A bill that has been sidelined in the California Assembly sought to generate about $400 million annually from shippers at ports in the state.

At the urging of Gov. Arnold Schwarzenegger, Sen. Alan Lowenthal, D-Long Beach, opted to table his bill until next year to avoid a potential veto. The Senate previously approved it.

The bill – SB974 – would allow the collection of a fee on every unit passing through the Los Angeles, Long Beach and Oakland port complexes. The bill outlines a maximum fee of $30 on the cargo in each 20-foot equivalent unit (TEU) container. Since many shipping containers are now 40 feet in length, the maximum fee imposed on the cargo inside would presumably be $60.

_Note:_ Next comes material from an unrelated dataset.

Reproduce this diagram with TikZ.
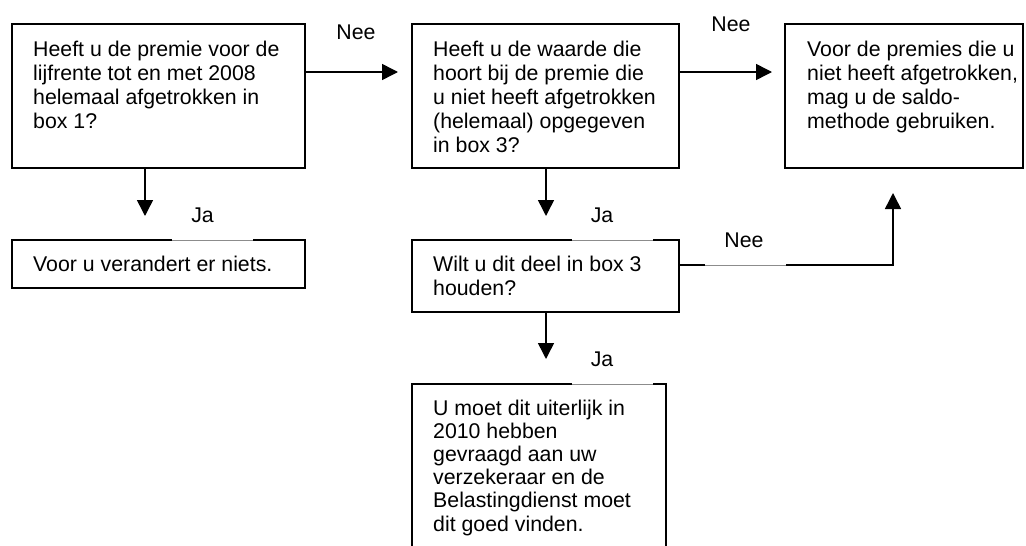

The money collected at the nation’s first-, second- and fourth-largest container ports would be used solely to ease congestion and to reduce air pollution.

Schwarzenegger said the bill is incomplete and lacks accountability. Instead, a year after he vetoed a similar effort he offered to work with Lowenthal on a compromise version for inclusion in the regular session that starts in January 2008.

“I support the concept of SB974 and want to work together with Sen. Lowenthal on the bill so it addresses the future of goods movement while also reducing environmental impacts,” Schwarzenegger said in a released statement. “I look forward to working during the fall recess with the Senator, his fellow legislators and all interested parties to craft a solution that will protect California’s air quality and also facilitate the goods movement through California.”

The current version allots the portion provided to alleviate port congestion to the California Transportation Commission to fund projects that improve the rail system that moves containers to and from the ports. The text of the bill says the commission would be prohibited “from using the funds to construct, maintain, or improve highways.”

Money earmarked for mitigation relief would be used by the California Air Resources Board to develop a list of projects to reduce pollution caused by the movement of containers.

Opponents of the legislation include retailers and ocean carriers who say the bill would lead to the diversion of cargo outside the state and drive up prices on consumer goods.

Los Angeles Mayor Antonio Villaraigosa also is on the list of opponents. He wants a portion of container revenues to help pay for two key harbor area bridges.

Lowenthal doesn’t want to put money toward the bridges. But the governor wants to include Villaraigosa in discussions on the bill, the Los Angeles Times reported.